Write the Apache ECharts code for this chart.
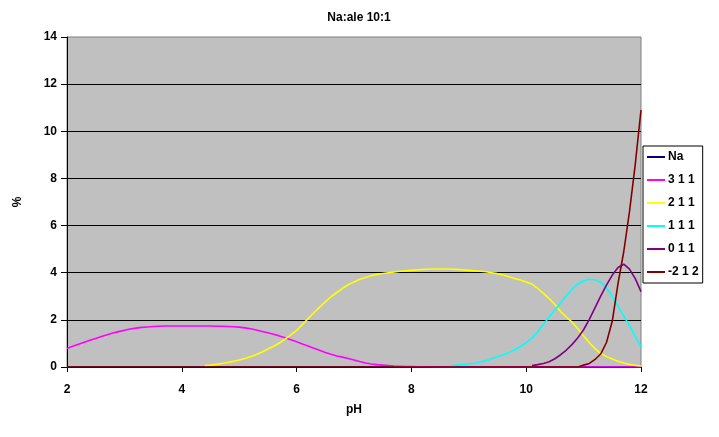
<!DOCTYPE html>
<html>
<head>
<meta charset="utf-8">
<script src="https://cdn.jsdelivr.net/npm/echarts@6/dist/echarts.min.js"></script>
<style>html,body{margin:0;padding:0;background:#fff}#c{width:719px;height:437px}</style>
</head>
<body>
<div id="c"></div>
<script>
// pH values 2.0 .. 12.0 step 0.1
const ph = [];
for (let i = 0; i <= 100; i++) ph.push(+(2 + i * 0.1).toFixed(1));

const seriesNames = ['Na', '3 1 1', '2 1 1', '1 1 1', '0 1 1', '-2 1 2'];
const seriesColors = ['#000080', '#FF00FF', '#FFFF00', '#00FFFF', '#800080', '#800000'];

const na = [0,0,0,0,0,0,0,0,0,0, 0,0,0,0,0,0,0,0,0,0, 0,0,0,0,0,0,0,0,0,0, 0,0,0,0,0,0,0,0,0,0, 0,0,0,0,0,0,0,0,0,0, 0,0,0,0,0,0,0,0,0,0, 0,0,0,0,0,0,0,0,0,0, 0,0,0,0,0,0,0,0,0,0, 0,0,0,0,0,0,0,0,0,0, 0,0,0,0,0,0,0,0,0,0, 0];

const s311 = [
 0.79,0.88,0.97,1.05,1.13,1.21,1.29,1.37,1.44,1.50,
 1.56,1.61,1.65,1.68,1.70,1.72,1.73,1.74,1.74,1.74,
 1.74,1.74,1.74,1.74,1.74,1.74,1.73,1.73,1.72,1.71,
 1.69,1.66,1.62,1.57,1.51,1.45,1.39,1.32,1.24,1.16,
 1.07,0.98,0.89,0.80,0.71,0.62,0.54,0.47,0.42,0.36,
 0.30,0.23,0.17,0.13,0.10,0.08,0.06,0.04,0.03,0.02,
 0.02,0.01,0.01,0.01,0,0,0,0,0,0,
 0,0,0,0,0,0,0,0,0,0,
 0,0,0,0,0,0,0,0,0,0,
 0,0,0,0,0,0,0,0,0,0,
 0];

const s211 = [
 null,null,null,null,null,null,null,null,null,null,
 null,null,null,null,null,null,null,null,null,null,
 null,null,null,null,0.06,0.08,0.11,0.15,0.19,0.24,
 0.30,0.36,0.44,0.53,0.64,0.76,0.88,1.02,1.18,1.36,
 1.55,1.80,2.05,2.30,2.54,2.76,2.98,3.16,3.34,3.49,
 3.61,3.72,3.80,3.87,3.93,3.97,4.00,4.03,4.06,4.08,
 4.10,4.12,4.14,4.15,4.16,4.16,4.16,4.15,4.14,4.12,
 4.10,4.08,4.06,4.04,4.00,3.96,3.90,3.83,3.75,3.69,
 3.61,3.52,3.34,3.12,2.90,2.65,2.35,2.12,1.90,1.62,
 1.33,1.03,0.78,0.57,0.44,0.34,0.24,0.17,0.11,0.07,
 0.04];

const s111 = [
 null,null,null,null,null,null,null,null,null,null,
 null,null,null,null,null,null,null,null,null,null,
 null,null,null,null,null,null,null,null,null,null,
 null,null,null,null,null,null,null,null,null,null,
 null,null,null,null,null,null,null,null,null,null,
 null,null,null,null,null,null,null,null,null,null,
 null,null,null,null,null,null,null,0.06,0.08,0.10,
 0.13,0.16,0.21,0.27,0.35,0.43,0.52,0.62,0.73,0.87,
 1.03,1.22,1.50,1.80,2.12,2.42,2.72,3.02,3.30,3.52,
 3.65,3.72,3.70,3.60,3.35,3.00,2.58,2.16,1.75,1.30,
 0.85];

const s011 = [
 null,null,null,null,null,null,null,null,null,null,
 null,null,null,null,null,null,null,null,null,null,
 null,null,null,null,null,null,null,null,null,null,
 null,null,null,null,null,null,null,null,null,null,
 null,null,null,null,null,null,null,null,null,null,
 null,null,null,null,null,null,null,null,null,null,
 null,null,null,null,null,null,null,null,null,null,
 null,null,null,null,null,null,null,null,null,null,
 null,0.06,0.10,0.15,0.22,0.35,0.52,0.72,0.96,1.24,
 1.58,2.02,2.52,3.02,3.48,3.90,4.22,4.36,4.15,3.75,
 3.20];

const s212 = [
 0,0,0,0,0,0,0,0,0,0, 0,0,0,0,0,0,0,0,0,0,
 0,0,0,0,0,0,0,0,0,0, 0,0,0,0,0,0,0,0,0,0,
 0,0,0,0,0,0,0,0,0,0, 0,0,0,0,0,0,0,0,0,0,
 0,0,0,0,0,0,0,0,0,0, 0,0,0,0,0,0,0,0,0,0,
 0,0,0,0,0,0,0,0,0,0,
 0.08,0.15,0.32,0.56,1.05,1.95,3.55,4.90,6.60,8.60,
 10.90];

const yTicks = [0, 14, 2];
const xTicks = [2, 12, 2];

const allData = [na, s311, s211, s111, s011, s212];
const font = 'Liberation Sans, Arial, sans-serif';

const chart = echarts.init(document.getElementById('c'), null, {renderer: 'canvas'});
chart.setOption({
  animation: false,
  backgroundColor: '#ffffff',
  title: {
    text: 'Na:ale 10:1',
    left: 354, top: 7, textAlign: 'center',
    textStyle: {fontFamily: font, fontSize: 12, fontWeight: 'bold', color: '#000'}
  },
  grid: {
    left: 67, right: 78, top: 37, bottom: 70,
    show: true, backgroundColor: '#c0c0c0', borderColor: '#808080', borderWidth: 1
  },
  legend: {
    orient: 'vertical', left: 643, top: 146,
    backgroundColor: '#ffffff', borderColor: '#000', borderWidth: 1,
    padding: [5, 4, 5, 4], itemGap: 11, itemWidth: 18, itemHeight: 2,
    icon: 'rect',
    textStyle: {fontFamily: font, fontSize: 12, fontWeight: 'bold', color: '#000', padding: [0, 0, 0, -2]},
    data: seriesNames
  },
  xAxis: {
    type: 'value', min: xTicks[0], max: xTicks[1], interval: xTicks[2],
    name: 'pH', nameLocation: 'middle', nameGap: 37,
    nameTextStyle: {fontFamily: font, fontSize: 12, fontWeight: 'bold', color: '#000'},
    axisLine: {show: true, onZero: false, lineStyle: {color: '#000', width: 1}},
    axisTick: {show: true, inside: false, length: 5, lineStyle: {color: '#000'}},
    axisLabel: {margin: 17, fontFamily: font, fontSize: 12, fontWeight: 'bold', color: '#000'},
    splitLine: {show: false}
  },
  yAxis: {
    type: 'value', min: yTicks[0], max: yTicks[1], interval: yTicks[2],
    name: '%', nameLocation: 'middle', nameGap: 43,
    nameTextStyle: {fontFamily: font, fontSize: 12, fontWeight: 'bold', color: '#000'},
    axisLine: {show: true, lineStyle: {color: '#000', width: 1}},
    axisTick: {show: true, inside: false, length: 6, lineStyle: {color: '#000'}},
    axisLabel: {margin: 10, fontFamily: font, fontSize: 12, fontWeight: 'bold', color: '#000'},
    splitLine: {show: true, showMinLine: false, showMaxLine: false, lineStyle: {color: '#000', width: 1}}
  },
  series: seriesNames.map((n, k) => ({
    name: n, type: 'line', showSymbol: false, symbol: 'none',
    lineStyle: {color: seriesColors[k], width: 1.6},
    itemStyle: {color: seriesColors[k]},
    connectNulls: false,
    data: ph.map((p, i) => [p, allData[k][i]])
  }))
});
</script>
</body>
</html>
---
• [Task prompt]: Go through the listing above and quote it exactly, apart from its images.

• [Output below]:
Write the Apache ECharts code for this chart.
<!DOCTYPE html>
<html>
<head>
<meta charset="utf-8">
<script src="https://cdn.jsdelivr.net/npm/echarts@6/dist/echarts.min.js"></script>
<style>html,body{margin:0;padding:0;background:#fff}#c{width:719px;height:437px}</style>
</head>
<body>
<div id="c"></div>
<script>
// pH values 2.0 .. 12.0 step 0.1
const ph = [];
for (let i = 0; i <= 100; i++) ph.push(+(2 + i * 0.1).toFixed(1));

const seriesNames = ['Na', '3 1 1', '2 1 1', '1 1 1', '0 1 1', '-2 1 2'];
const seriesColors = ['#000080', '#FF00FF', '#FFFF00', '#00FFFF', '#800080', '#800000'];

const na = [0,0,0,0,0,0,0,0,0,0, 0,0,0,0,0,0,0,0,0,0, 0,0,0,0,0,0,0,0,0,0, 0,0,0,0,0,0,0,0,0,0, 0,0,0,0,0,0,0,0,0,0, 0,0,0,0,0,0,0,0,0,0, 0,0,0,0,0,0,0,0,0,0, 0,0,0,0,0,0,0,0,0,0, 0,0,0,0,0,0,0,0,0,0, 0,0,0,0,0,0,0,0,0,0, 0];

const s311 = [
 0.79,0.88,0.97,1.05,1.13,1.21,1.29,1.37,1.44,1.50,
 1.56,1.61,1.65,1.68,1.70,1.72,1.73,1.74,1.74,1.74,
 1.74,1.74,1.74,1.74,1.74,1.74,1.73,1.73,1.72,1.71,
 1.69,1.66,1.62,1.57,1.51,1.45,1.39,1.32,1.24,1.16,
 1.07,0.98,0.89,0.80,0.71,0.62,0.54,0.47,0.42,0.36,
 0.30,0.23,0.17,0.13,0.10,0.08,0.06,0.04,0.03,0.02,
 0.02,0.01,0.01,0.01,0,0,0,0,0,0,
 0,0,0,0,0,0,0,0,0,0,
 0,0,0,0,0,0,0,0,0,0,
 0,0,0,0,0,0,0,0,0,0,
 0];

const s211 = [
 null,null,null,null,null,null,null,null,null,null,
 null,null,null,null,null,null,null,null,null,null,
 null,null,null,null,0.06,0.08,0.11,0.15,0.19,0.24,
 0.30,0.36,0.44,0.53,0.64,0.76,0.88,1.02,1.18,1.36,
 1.55,1.80,2.05,2.30,2.54,2.76,2.98,3.16,3.34,3.49,
 3.61,3.72,3.80,3.87,3.93,3.97,4.00,4.03,4.06,4.08,
 4.10,4.12,4.14,4.15,4.16,4.16,4.16,4.15,4.14,4.12,
 4.10,4.08,4.06,4.04,4.00,3.96,3.90,3.83,3.75,3.69,
 3.61,3.52,3.34,3.12,2.90,2.65,2.35,2.12,1.90,1.62,
 1.33,1.03,0.78,0.57,0.44,0.34,0.24,0.17,0.11,0.07,
 0.04];

const s111 = [
 null,null,null,null,null,null,null,null,null,null,
 null,null,null,null,null,null,null,null,null,null,
 null,null,null,null,null,null,null,null,null,null,
 null,null,null,null,null,null,null,null,null,null,
 null,null,null,null,null,null,null,null,null,null,
 null,null,null,null,null,null,null,null,null,null,
 null,null,null,null,null,null,null,0.06,0.08,0.10,
 0.13,0.16,0.21,0.27,0.35,0.43,0.52,0.62,0.73,0.87,
 1.03,1.22,1.50,1.80,2.12,2.42,2.72,3.02,3.30,3.52,
 3.65,3.72,3.70,3.60,3.35,3.00,2.58,2.16,1.75,1.30,
 0.85];

const s011 = [
 null,null,null,null,null,null,null,null,null,null,
 null,null,null,null,null,null,null,null,null,null,
 null,null,null,null,null,null,null,null,null,null,
 null,null,null,null,null,null,null,null,null,null,
 null,null,null,null,null,null,null,null,null,null,
 null,null,null,null,null,null,null,null,null,null,
 null,null,null,null,null,null,null,null,null,null,
 null,null,null,null,null,null,null,null,null,null,
 null,0.06,0.10,0.15,0.22,0.35,0.52,0.72,0.96,1.24,
 1.58,2.02,2.52,3.02,3.48,3.90,4.22,4.36,4.15,3.75,
 3.20];

const s212 = [
 0,0,0,0,0,0,0,0,0,0, 0,0,0,0,0,0,0,0,0,0,
 0,0,0,0,0,0,0,0,0,0, 0,0,0,0,0,0,0,0,0,0,
 0,0,0,0,0,0,0,0,0,0, 0,0,0,0,0,0,0,0,0,0,
 0,0,0,0,0,0,0,0,0,0, 0,0,0,0,0,0,0,0,0,0,
 0,0,0,0,0,0,0,0,0,0,
 0.08,0.15,0.32,0.56,1.05,1.95,3.55,4.90,6.60,8.60,
 10.90];

const yTicks = [0, 14, 2];
const xTicks = [2, 12, 2];

const allData = [na, s311, s211, s111, s011, s212];
const font = 'Liberation Sans, Arial, sans-serif';

const chart = echarts.init(document.getElementById('c'), null, {renderer: 'canvas'});
chart.setOption({
  animation: false,
  backgroundColor: '#ffffff',
  title: {
    text: 'Na:ale 10:1',
    left: 354, top: 7, textAlign: 'center',
    textStyle: {fontFamily: font, fontSize: 12, fontWeight: 'bold', color: '#000'}
  },
  grid: {
    left: 67, right: 78, top: 37, bottom: 70,
    show: true, backgroundColor: '#c0c0c0', borderColor: '#808080', borderWidth: 1
  },
  legend: {
    orient: 'vertical', left: 643, top: 146,
    backgroundColor: '#ffffff', borderColor: '#000', borderWidth: 1,
    padding: [5, 4, 5, 4], itemGap: 11, itemWidth: 18, itemHeight: 2,
    icon: 'rect',
    textStyle: {fontFamily: font, fontSize: 12, fontWeight: 'bold', color: '#000', padding: [0, 0, 0, -2]},
    data: seriesNames
  },
  xAxis: {
    type: 'value', min: xTicks[0], max: xTicks[1], interval: xTicks[2],
    name: 'pH', nameLocation: 'middle', nameGap: 37,
    nameTextStyle: {fontFamily: font, fontSize: 12, fontWeight: 'bold', color: '#000'},
    axisLine: {show: true, onZero: false, lineStyle: {color: '#000', width: 1}},
    axisTick: {show: true, inside: false, length: 5, lineStyle: {color: '#000'}},
    axisLabel: {margin: 17, fontFamily: font, fontSize: 12, fontWeight: 'bold', color: '#000'},
    splitLine: {show: false}
  },
  yAxis: {
    type: 'value', min: yTicks[0], max: yTicks[1], interval: yTicks[2],
    name: '%', nameLocation: 'middle', nameGap: 43,
    nameTextStyle: {fontFamily: font, fontSize: 12, fontWeight: 'bold', color: '#000'},
    axisLine: {show: true, lineStyle: {color: '#000', width: 1}},
    axisTick: {show: true, inside: false, length: 6, lineStyle: {color: '#000'}},
    axisLabel: {margin: 10, fontFamily: font, fontSize: 12, fontWeight: 'bold', color: '#000'},
    splitLine: {show: true, showMinLine: false, showMaxLine: false, lineStyle: {color: '#000', width: 1}}
  },
  series: seriesNames.map((n, k) => ({
    name: n, type: 'line', showSymbol: false, symbol: 'none',
    lineStyle: {color: seriesColors[k], width: 1.6},
    itemStyle: {color: seriesColors[k]},
    connectNulls: false,
    data: ph.map((p, i) => [p, allData[k][i]])
  }))
});
</script>
</body>
</html>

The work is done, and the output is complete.